(Figure scripts)
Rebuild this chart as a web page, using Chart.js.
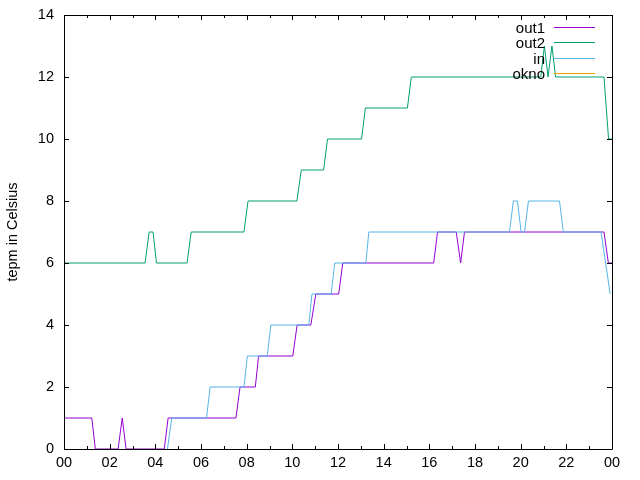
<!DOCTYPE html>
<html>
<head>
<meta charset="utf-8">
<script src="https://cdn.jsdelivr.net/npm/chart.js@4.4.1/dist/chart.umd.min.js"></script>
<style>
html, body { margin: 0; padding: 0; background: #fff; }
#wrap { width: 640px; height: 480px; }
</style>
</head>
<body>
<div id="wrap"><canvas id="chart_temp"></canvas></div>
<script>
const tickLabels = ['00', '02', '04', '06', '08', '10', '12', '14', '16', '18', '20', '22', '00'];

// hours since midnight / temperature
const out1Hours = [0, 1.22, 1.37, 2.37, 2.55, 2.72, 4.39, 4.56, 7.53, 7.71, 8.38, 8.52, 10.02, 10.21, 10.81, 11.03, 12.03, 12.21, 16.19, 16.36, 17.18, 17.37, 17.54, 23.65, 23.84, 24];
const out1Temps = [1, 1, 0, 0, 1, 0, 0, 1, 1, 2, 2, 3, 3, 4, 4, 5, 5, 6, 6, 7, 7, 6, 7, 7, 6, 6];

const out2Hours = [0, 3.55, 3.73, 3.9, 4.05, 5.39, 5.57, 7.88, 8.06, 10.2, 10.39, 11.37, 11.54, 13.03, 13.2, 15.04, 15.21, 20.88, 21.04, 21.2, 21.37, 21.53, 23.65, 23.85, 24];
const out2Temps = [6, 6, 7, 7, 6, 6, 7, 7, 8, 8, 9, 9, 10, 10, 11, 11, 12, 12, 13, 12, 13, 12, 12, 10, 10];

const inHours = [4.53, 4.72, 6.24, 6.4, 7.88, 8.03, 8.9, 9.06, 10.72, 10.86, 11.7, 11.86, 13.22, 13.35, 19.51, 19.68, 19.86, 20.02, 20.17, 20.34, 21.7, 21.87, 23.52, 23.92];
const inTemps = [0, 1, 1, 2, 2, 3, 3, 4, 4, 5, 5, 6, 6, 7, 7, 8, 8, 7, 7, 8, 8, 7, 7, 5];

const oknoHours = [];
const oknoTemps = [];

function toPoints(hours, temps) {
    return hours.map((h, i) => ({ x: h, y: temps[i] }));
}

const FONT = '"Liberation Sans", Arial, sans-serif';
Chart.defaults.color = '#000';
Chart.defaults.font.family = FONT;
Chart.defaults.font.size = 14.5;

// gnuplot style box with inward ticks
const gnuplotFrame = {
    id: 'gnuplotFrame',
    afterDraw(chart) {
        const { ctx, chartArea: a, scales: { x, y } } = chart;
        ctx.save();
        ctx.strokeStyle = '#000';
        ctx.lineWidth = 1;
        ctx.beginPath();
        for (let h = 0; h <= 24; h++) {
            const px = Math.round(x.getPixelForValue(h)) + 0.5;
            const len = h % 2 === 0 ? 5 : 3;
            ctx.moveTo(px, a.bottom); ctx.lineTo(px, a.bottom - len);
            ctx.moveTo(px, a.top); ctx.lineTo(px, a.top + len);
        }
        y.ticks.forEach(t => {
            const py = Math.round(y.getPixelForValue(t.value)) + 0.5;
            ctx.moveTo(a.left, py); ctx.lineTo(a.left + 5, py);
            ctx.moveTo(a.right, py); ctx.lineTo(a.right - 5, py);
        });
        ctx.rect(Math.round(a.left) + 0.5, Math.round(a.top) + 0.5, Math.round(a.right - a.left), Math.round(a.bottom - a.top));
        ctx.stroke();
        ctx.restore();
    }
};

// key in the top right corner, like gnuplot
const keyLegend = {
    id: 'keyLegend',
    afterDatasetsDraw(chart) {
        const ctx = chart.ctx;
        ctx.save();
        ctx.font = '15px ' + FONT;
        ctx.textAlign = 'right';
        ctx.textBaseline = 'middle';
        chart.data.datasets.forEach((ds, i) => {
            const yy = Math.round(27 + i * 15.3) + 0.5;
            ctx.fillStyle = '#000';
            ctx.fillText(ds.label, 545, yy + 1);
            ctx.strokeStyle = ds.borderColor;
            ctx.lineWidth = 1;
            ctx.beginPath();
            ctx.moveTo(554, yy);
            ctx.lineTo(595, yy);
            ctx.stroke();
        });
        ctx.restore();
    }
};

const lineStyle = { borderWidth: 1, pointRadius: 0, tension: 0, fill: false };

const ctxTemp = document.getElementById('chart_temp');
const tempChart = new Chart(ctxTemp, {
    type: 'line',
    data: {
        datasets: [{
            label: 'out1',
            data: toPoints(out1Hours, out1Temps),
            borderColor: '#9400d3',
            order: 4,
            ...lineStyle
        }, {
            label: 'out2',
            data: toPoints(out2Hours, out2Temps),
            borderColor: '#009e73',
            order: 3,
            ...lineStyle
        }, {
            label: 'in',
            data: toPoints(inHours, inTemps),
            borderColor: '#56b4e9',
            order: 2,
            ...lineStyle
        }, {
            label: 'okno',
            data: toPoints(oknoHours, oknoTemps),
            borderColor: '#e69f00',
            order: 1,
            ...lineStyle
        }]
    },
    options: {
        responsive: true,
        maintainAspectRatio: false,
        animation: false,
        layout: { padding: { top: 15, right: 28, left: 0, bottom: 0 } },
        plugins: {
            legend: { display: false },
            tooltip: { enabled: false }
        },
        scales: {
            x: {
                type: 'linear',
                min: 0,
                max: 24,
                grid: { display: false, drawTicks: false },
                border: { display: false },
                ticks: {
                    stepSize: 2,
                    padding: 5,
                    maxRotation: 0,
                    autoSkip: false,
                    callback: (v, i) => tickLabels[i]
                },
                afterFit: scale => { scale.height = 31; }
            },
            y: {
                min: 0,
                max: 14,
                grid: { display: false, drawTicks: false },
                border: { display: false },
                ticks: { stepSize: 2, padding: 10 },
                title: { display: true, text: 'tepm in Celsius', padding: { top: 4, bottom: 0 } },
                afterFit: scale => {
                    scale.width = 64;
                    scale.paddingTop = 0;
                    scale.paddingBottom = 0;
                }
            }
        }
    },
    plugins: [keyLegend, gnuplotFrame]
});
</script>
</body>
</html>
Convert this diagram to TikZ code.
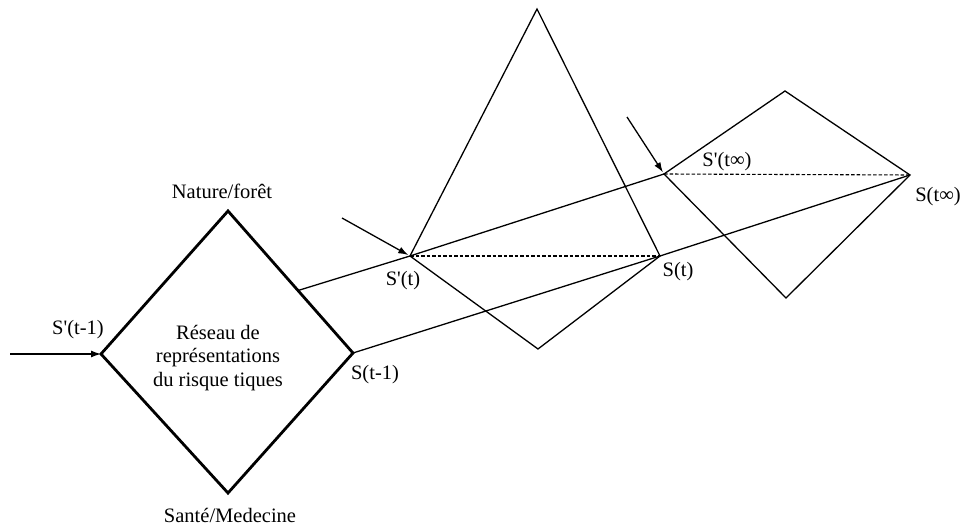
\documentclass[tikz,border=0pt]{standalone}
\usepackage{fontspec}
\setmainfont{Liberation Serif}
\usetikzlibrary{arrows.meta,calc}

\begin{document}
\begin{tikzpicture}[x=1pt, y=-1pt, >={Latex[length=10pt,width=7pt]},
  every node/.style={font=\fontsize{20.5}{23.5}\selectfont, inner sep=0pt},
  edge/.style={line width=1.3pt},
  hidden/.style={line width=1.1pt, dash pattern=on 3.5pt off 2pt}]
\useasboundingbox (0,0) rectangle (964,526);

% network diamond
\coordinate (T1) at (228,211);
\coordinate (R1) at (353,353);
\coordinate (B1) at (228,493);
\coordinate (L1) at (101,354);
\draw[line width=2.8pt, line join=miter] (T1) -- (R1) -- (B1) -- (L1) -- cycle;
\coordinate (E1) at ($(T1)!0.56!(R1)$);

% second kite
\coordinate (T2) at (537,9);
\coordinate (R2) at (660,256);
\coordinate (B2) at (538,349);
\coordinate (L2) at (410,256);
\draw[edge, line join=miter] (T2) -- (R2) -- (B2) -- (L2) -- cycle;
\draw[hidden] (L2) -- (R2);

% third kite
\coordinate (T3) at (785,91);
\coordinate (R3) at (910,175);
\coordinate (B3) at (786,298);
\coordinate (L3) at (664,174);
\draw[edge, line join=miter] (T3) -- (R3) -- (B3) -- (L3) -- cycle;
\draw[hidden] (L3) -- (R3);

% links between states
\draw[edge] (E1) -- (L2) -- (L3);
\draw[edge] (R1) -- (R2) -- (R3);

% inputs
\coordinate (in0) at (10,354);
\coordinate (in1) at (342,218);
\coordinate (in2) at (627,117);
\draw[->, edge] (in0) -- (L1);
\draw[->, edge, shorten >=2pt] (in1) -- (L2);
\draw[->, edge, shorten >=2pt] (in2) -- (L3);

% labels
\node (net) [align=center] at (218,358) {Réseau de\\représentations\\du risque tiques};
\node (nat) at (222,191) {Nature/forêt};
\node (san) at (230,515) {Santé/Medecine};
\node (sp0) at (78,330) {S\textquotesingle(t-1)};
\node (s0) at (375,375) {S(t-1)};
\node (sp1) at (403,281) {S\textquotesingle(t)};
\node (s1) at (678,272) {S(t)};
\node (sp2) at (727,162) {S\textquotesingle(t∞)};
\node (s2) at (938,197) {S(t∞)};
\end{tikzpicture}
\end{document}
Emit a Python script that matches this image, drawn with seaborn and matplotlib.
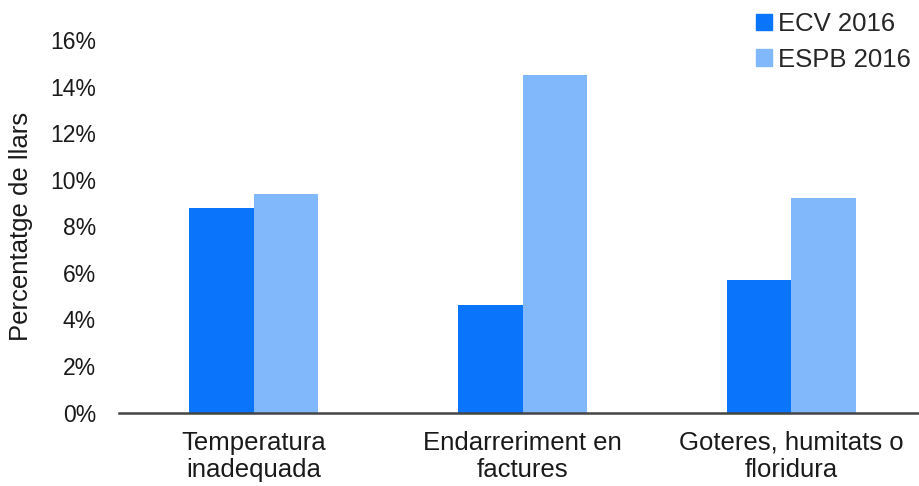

▶ PROMPT
Copy exactly the stretch of lines from the one containing "Convert this diagram to TikZ code." through the one containing "(0,0) rectangle (964,526);", both included. Leave out any pictures.

▶ RESULT OF THIS TASK
Convert this diagram to TikZ code.
\documentclass[tikz,border=0pt]{standalone}
\usepackage{fontspec}
\setmainfont{Liberation Serif}
\usetikzlibrary{arrows.meta,calc}

\begin{document}
\begin{tikzpicture}[x=1pt, y=-1pt, >={Latex[length=10pt,width=7pt]},
  every node/.style={font=\fontsize{20.5}{23.5}\selectfont, inner sep=0pt},
  edge/.style={line width=1.3pt},
  hidden/.style={line width=1.1pt, dash pattern=on 3.5pt off 2pt}]
\useasboundingbox (0,0) rectangle (964,526);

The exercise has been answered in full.